For high-end audio, only a dedicated DAC will do, a separate device that is designed specifically for the purpose of taking in a binary data stream and turning that into as pristine and elegant an analog signal as possible. Audiophile-quality DACs don’t come cheap but a fine DAC can transform a stereo system beyond almost all recognition. Mediocre CD players can be turned into great ones, as the CD player is restricted to acting as a transport only, while the DAC does all the heavy sonic lifting. And an external DAC is by far the best way to extract ultra high-quality sound from a computer that is streaming digital data.
Slowly but surely I have come to understand the critical role a DAC plays in digital audio. As I moved my CD collection onto my home computer, I initially allowed the computer’s built-in DAC to take care of the conversion, plugging the computer’s ‘audio out’ into my home amplifier. The resultant sound was marred by all of the electronic mosh that goes whirring around inside a computer. And computers have very basic DACs, nothing fancy. A lot of audio potential was going to waste.
Eventually I learned to restrict my computer to managing the digital data only, connecting my computer via an optical TOSLINK cable to a home-theater amplifier. That was a big improvement, but I was being held back by the performance of the home-theater amplifier and its humdrum DAC and amplifier stages. So then I popped for a full-scale professional DAC, connected to my computer via USB. Now I was cooking.
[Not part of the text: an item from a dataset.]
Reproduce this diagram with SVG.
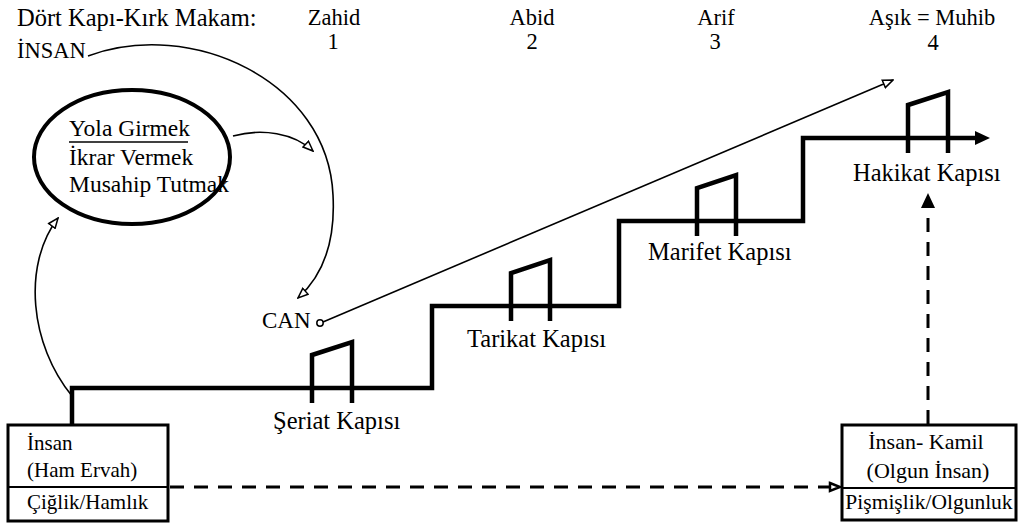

Recently I made another step upwards by acquiring a highly-regarded audiophile DAC, the Bryston BDA-1, together with a bridge device that ensures a jitter-free data stream from the computer’s USB port. It’s the modern-day equivalent of replacing my old tone arm and cartridge with much higher-quality gear, and it has had a dramatic impact on my system’s sound quality.
Fortunately, very good DACs are available at only a fraction of the price of the Bryston. Nonetheless, you get what you pay for; high-end audio isn’t all snake oil, despite some of the carping you might hear. And once you’ve experienced what’s actually possible with digital audio, past iPods with earbuds or pounding boomboxes or thumpy computer speakers, you realize just how close we have come to that elusive, and no doubt unobtainable, goal of perfect sound reproduction.
There’s a good reason why external DACs have become such hot items in today’s high-end audio market, and why so many audio companies, including the most august in the business, have been bringing out DACs at every price range. Audiophiles have come to realize the DAC’s critical role in digital audio; it is low-grade DAC performance that is largely responsible for the brickbats so often tossed at digital audio, to the effect that it’s lifeless and harsh and grainy and metallic. Digital audio need not suffer from any of those shortcomings, but just as you can’t get much sound out of an LP via a cheapjack record player, you can’t extract the full potential of a digital audio stream without a good DAC. Digital-to-analog converters are the turntable-and-cartridges of the digital era, and they just keep getting better all the time. Trickle-down is doing its thing, and so modestly-priced DACs today perform like the high-end models of a decade ago. And with computer-stored digital audio rendering CDs and DVDs obsolete, quality digital conversion has become all the more important for those who find value in fine audio.